Remember, the visiting child(ren) and your dog don’t always have to be interacting whilst they are in the same room together. Sometimes just letting the dog observe at a distance they feel safe at can help them get used to noises, new voices and new toys.
Giving your dog some time alone through separating them should be part of your daily routine when children are around. It should always been seen as a positive separation and by no means a punishment.
When you are busy and cannot keep a close eye on the children and dog(s) in the home, the answer is to keep them separated. We cannot emphasise strongly enough that dogs (of all breeds or types) and children should not be left alone together when you are unable to actively supervise.
Dogs are a social species and typically enjoy human company, but they need their own space when they feel overwhelmed, stressed or are simply not in the mood for fuss; all totally normal feelings for dogs when people they do not know, or do not know well, visit the home.
This can also be the case for children who maybe slightly anxious around dogs, or over excited when they are around them. And some children may be really very scared of dogs and not want to spend time around them at all. It can be quite overwhelming if a dog and child are not used to being together most of the time and offering a time to relax for both is essential to create a happy household.
This is not to say your dog should be shut away and ignored for hour upon hour, but getting your dog used to spending a little time alone with fun things to keep them entertained will ensure they are happy when you need to utilise separation as a management tool. If the child is happy to do so, you could get them involved with stuffing a Kong, or choosing – or even making new – toys for your dog to play with.
Top separation tips
- Get your dog used to enjoying spending time alone. Stuff a Kong with something really tasty for them to nibble on when put them in a separate room or space, so they see this as a positive thing.

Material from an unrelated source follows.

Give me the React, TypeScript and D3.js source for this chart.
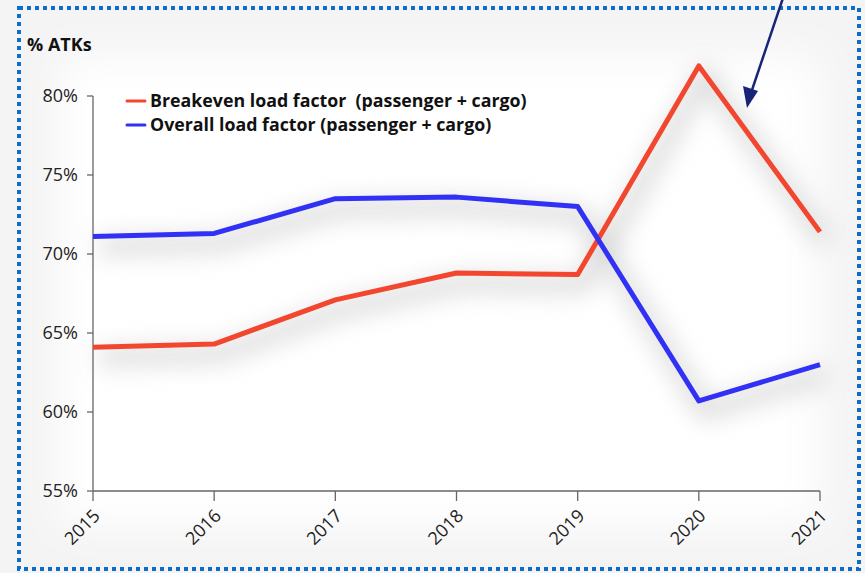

- Crate train your dog. When properly introduced, a crate (or indoor kennel) can become a great ‘safe space’ for your dog that allows you to separate them from children, but at the same time keeps them in the same room as you. As dogs are social creatures they will often choose to stay with their family even if they feel a bit overwhelmed. This is why crates are a fantastic option in this situation as you can safely pop them in there so they are still near to you and don’t feel excluded.
- Invest in a stairgate to segregate certain areas of the home
- Let your dog sleep undisturbed. Puppies in particular need a lot of sleep, and being startled or woken regularly may begin to affect your dog’s behaviour and they may become irritable or defensive.
- If either your dog or the visiting child is having one of those days (too excitable, easily frustrated or just a bit boisterous!), then management is the key to avoiding accidents. Use your stair gate or dog crate and keep your puppy safely occupied with a tasty chew or stuffed Kong.